A Theology of Loss, Love, and Leaning In

For my chaplaincy, I had to answer the questions:

Where is God in the midst of suffering, loss, illness, tragedy?
Where is God for the patients?
Where is God for you?

Here’s my meager attempt to answer these very huge questions.

In the worst moments of our lives — the cancer, the car accident, the phone call that changes everything — I’m not always sure where God is. Even the most trusting and devout are spouting, “God’s got this” with quivering lips and a shaking voice, with the slight clench of a fist, with feverish bewilderment: because the words fall flat on the cold linoleum of the hospital.

No matter how much theology we know in our three lb. brains, it all goes out the window when the floor opens up and steals us into the abyss of loss, the irreversible before and after, and the world becomes a chaotic, unsafe place of random disaster.

I can’t say where God is.

I can only say with some certainty where God is not.

I don’t believe God is distant and detached from our pain. I don’t believe He’s gloating over us behind a glass cage. I don’t believe He uses pain to teach us a lesson. I don’t believe that trials are part of “God’s amazing plan for your life.”

I don’t believe that God is some stoic, abstract teacher who waits for us to “get it.” Pain is pain, and it hurts, and no amount of theology is going to glamorize a special reason that it happens.

Not every pain has a connect-the-dots theology. When a hurricane misses a city and everyone “praises God,” it’s only condemning the millions of people who are hit by the same storm. When a child dies of preventable diseases or drunk drivers or a genetic anomaly, there’s no curse or blame upon the child. We can’t force such a tragedy into easily quantifiable boxes. To make such a correlation, if anything, is worse than the pain itself.

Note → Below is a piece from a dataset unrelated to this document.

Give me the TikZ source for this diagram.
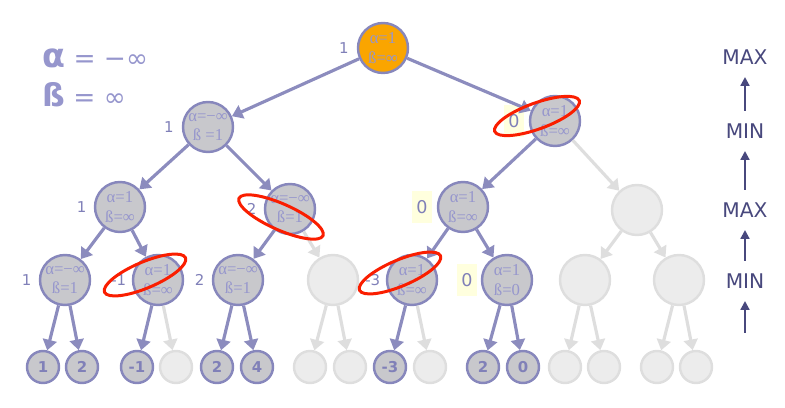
\documentclass[tikz,border=0pt]{standalone}
\usepackage{fontspec}
\setmainfont{Liberation Serif}
\newfontfamily\labfont{DejaVu Sans}
\usetikzlibrary{arrows.meta,positioning}
\usepackage{xcolor}
\definecolor{edgec}{RGB}{140,140,190}
\definecolor{bordc}{RGB}{135,135,188}
\definecolor{txtc}{RGB}{150,150,205}
\definecolor{numc}{RGB}{128,128,184}
\definecolor{fillc}{RGB}{200,200,204}
\definecolor{offfill}{RGB}{236,236,236}
\definecolor{offdraw}{RGB}{222,222,222}
\definecolor{rootc}{RGB}{250,165,0}
\definecolor{hiyel}{RGB}{255,255,222}
\definecolor{navy}{RGB}{72,72,125}
\definecolor{cutred}{RGB}{250,30,0}
\newcommand{\ab}[2]{α=#1\\ß=#2}

\begin{document}
\begin{tikzpicture}[x=0.02cm,y=-0.02cm,
  ab/.style={circle,draw=bordc,line width=1.4pt,fill=fillc,minimum size=1cm,inner sep=0pt,
    align=center,text=txtc,font=\fontsize{9.5}{11}\selectfont},
  leaf/.style={circle,draw=bordc,line width=1.4pt,fill=fillc,minimum size=0.64cm,inner sep=0pt,
    text=numc,font=\labfont\bfseries\fontsize{8.5}{9}\selectfont},
  off/.style={draw=offdraw,fill=offfill},
  val/.style={inner sep=0.5pt,text=numc,font=\labfont\fontsize{8.5}{9}\selectfont},
  hl/.style={fill=hiyel,minimum width=0.4cm,minimum height=0.64cm,font=\labfont\fontsize{10}{11}\selectfont},
  on/.style={draw=edgec,line width=1.8pt,-{Triangle[length=6pt,width=8pt]}},
  offedge/.style={on,draw=offdraw},
  cut/.style={draw=cutred,line width=1.7pt},
  lvl/.style={inner sep=0pt,text=navy,font=\labfont\fontsize{11.5}{12}\selectfont},
  up/.style={draw=navy,line width=1.2pt,-{Triangle[length=5pt,width=5pt]},
    shorten <=7pt,shorten >=7pt}]
\useasboundingbox (0,0) rectangle (785,408);

% legend
\node[anchor=west,text=txtc,font=\labfont\fontsize{15}{16}\selectfont] (alpha) at (36,58) {{\bfseries\fontsize{19}{20}\selectfont α} = −∞};
\node[anchor=west,text=txtc,font=\labfont\fontsize{15}{16}\selectfont] (beta) at (36,95) {{\bfseries\fontsize{18}{20}\selectfont ß} = ∞};

% tree
\node[ab,fill=rootc] (r) at (383,48) {\ab{1}{∞}};
\node[ab] (a) at (208,127) {α=−∞\\ß =1};
\node[ab] (b) at (555,121) {\ab{1}{∞}};
\node[ab] (c) at (120,207) {\ab{1}{∞}};
\node[ab] (d) at (290,209) {\ab{−∞}{1}};
\node[ab] (e) at (463,207) {\ab{1}{∞}};
\node[ab,off] (f) at (637,210) {};
\node[ab] (g1) at (65,280) {\ab{−∞}{1}};
\node[ab] (g2) at (158,280) {\ab{1}{∞}};
\node[ab] (g3) at (238,280) {\ab{−∞}{1}};
\node[ab,off] (g4) at (333,280) {};
\node[ab] (g5) at (412,280) {\ab{1}{∞}};
\node[ab] (g6) at (507,280) {\ab{1}{0}};
\node[ab,off] (g7) at (585,280) {};
\node[ab,off] (g8) at (679,280) {};

\node[leaf] (l1) at (43,367) {1};
\node[leaf] (l2) at (82,367) {2};
\node[leaf] (l3) at (137,367) {-1};
\node[leaf,off] (l4) at (176,367) {};
\node[leaf] (l5) at (217,367) {2};
\node[leaf] (l6) at (257,367) {4};
\node[leaf,off] (l7) at (310,367) {};
\node[leaf,off] (l8) at (350,367) {};
\node[leaf] (l9) at (390,367) {-3};
\node[leaf,off] (l10) at (430,367) {};
\node[leaf] (l11) at (483,367) {2};
\node[leaf] (l12) at (523,367) {0};
\node[leaf,off] (l13) at (565,367) {};
\node[leaf,off] (l14) at (604,367) {};
\node[leaf,off] (l15) at (657,367) {};
\node[leaf,off] (l16) at (696,367) {};

% values
\node[val,left=4pt of r] (vr) {1};
\node[val,left=4pt of a] (va) {1};
\node[val,hl,left=2.5pt of b] (vb) {0};
\node[val,left=3.5pt of c] (vc) {1};
\node[val,left=3.5pt of d] (vd) {2};
\node[val,hl,left=2.5pt of e] (ve) {0};
\node[val,left=3.5pt of g1] (vg1) {1};
\node[val,left=2.5pt of g2] (vg2) {-1};
\node[val,left=3.5pt of g3] (vg3) {2};
\node[val,left=2.5pt of g5] (vg5) {-3};
\node[val,hl,left=2pt of g6] (vg6) {0};

% edges
\draw[on] (r) -- (a);
\draw[on] (r) -- (b);
\draw[on] (a) -- (c);
\draw[on] (a) -- (d);
\draw[on] (b) -- (e);
\draw[offedge] (b) -- (f);
\draw[on] (c) -- (g1);
\draw[on] (c) -- (g2);
\draw[on] (d) -- (g3);
\draw[offedge] (d) -- (g4);
\draw[on] (e) -- (g5);
\draw[on] (e) -- (g6);
\draw[offedge] (f) -- (g7);
\draw[offedge] (f) -- (g8);
\draw[on] (g1) -- (l1);
\draw[on] (g1) -- (l2);
\draw[on] (g2) -- (l3);
\draw[offedge] (g2) -- (l4);
\draw[on] (g3) -- (l5);
\draw[on] (g3) -- (l6);
\draw[offedge] (g4) -- (l7);
\draw[offedge] (g4) -- (l8);
\draw[on] (g5) -- (l9);
\draw[offedge] (g5) -- (l10);
\draw[on] (g6) -- (l11);
\draw[on] (g6) -- (l12);
\draw[offedge] (g7) -- (l13);
\draw[offedge] (g7) -- (l14);
\draw[offedge] (g8) -- (l15);
\draw[offedge] (g8) -- (l16);

% cut-offs
\draw[cut,rotate around={20:(537,116)}] (537,116) ellipse [x radius=0.9cm,y radius=0.26cm];
\draw[cut,rotate around={-24:(281,217)}] (281,217) ellipse [x radius=0.92cm,y radius=0.26cm];
\draw[cut,rotate around={23:(145,275)}] (145,275) ellipse [x radius=0.88cm,y radius=0.26cm];
\draw[cut,rotate around={23:(400,273)}] (400,273) ellipse [x radius=0.88cm,y radius=0.26cm];

% levels
\node[lvl] (max1) at (745,57) {MAX};
\node[lvl] (min1) at (745,131) {MIN};
\node[lvl] (max2) at (745,210) {MAX};
\node[lvl] (min2) at (745,281) {MIN};
\coordinate (foot) at (745,345);
\draw[up] (min1) -- (max1);
\draw[up] (max2) -- (min1);
\draw[up] (min2) -- (max2);
\draw[up] (foot) -- (min2);
\end{tikzpicture}
\end{document}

The truth is that we live in loss every single second, just by the mere fact that our lives won’t turn out the way we want them to. We live within absolute suffering just by losing time on the clock in the inevitable march towards death. The hospital only puts a neon sign around the coffin that awaits us all.

But my Christian faith tells me that this is completely expected. We live on a fallen world where the thread of sin has woven its tendrils into every part of our being, and that something will always be missing. Rather than deny pain, the Christian faces it head-on and acknowledges the tension. From our grief in loss to our hunger for approval to our need for intimacy: we float in this strange limbo of discontent, where nothing is ever quite the way we want it.

At the same time: My faith holds onto the hope that total fulfillment really exists. Our pain is unbearably awful, but it actually points to our desire for a healing of everything that has ever fallen apart. The inverse irony of pain is that when we’re hurting, it conveys a contrast to a very real wholeness. It’s why pain hurts. Pain tells us that something is terribly wrong and we know it ought to be put right. Or as C.S. Lewis said, “Nothing is yet in its true form.” The very reality of suffering points to our need for an ultimate comfort and justice: for God Himself.

This means there is some perfect song on the other side of the door; a light at the end of the tunnel that fills the tunnel; a beauty that doesn’t explain our pain, but is stronger and louder and bigger than all that has happened to us. We know this because we know bad notes, we know the darkness of a tunnel, we know the scars of marred beauty. Christianity says that the only real beauty is the infinitely satisfying perfection of God, who is the only being in existence that fulfills every longing we’ve ever had for truth and beauty and wholeness.

But I believe that Christianity fulfills us not only by perfection, but also by descending. Christianity says that God became one of us, out of solidarity, to suffer with us, not as a mere deity in an abstract palace, but a flesh-dwelling person in a sand-swept desert, so that, though God is so above us, He knows what it’s like to be one of us. The Christian believes in a God who wept and bled and suffered, an infinite God who infinitely compensated for our hurt, thereby cosmically answering for our afflictions and fulfilling the deep need to be heard and known at our very worst.

This must mean that God is just as mad at suffering as we are. God must be grieving with us, too. And in fact, my Christian faith tells me that because God is mad at our pain and still perfect, we’re also allowed to be as mad as He is at the very same things.

Maybe there’s an intellectually satisfying answer why we’re suffering: but what I want is someone who relates instead of debates. This is why we get flustered when someone connects the dots on our tragedies. It’s better they get with me in the trenches.

This means my job is not to solve for the other person’s pain. It’s not to bring diagrams and flowcharts. It’s to sit inside the uncertainty and anxiety of suffering and to shout against the dark, until we have shouted ourselves out. This is when God can begin to show up at all, for at our rock-bottom, He is already there.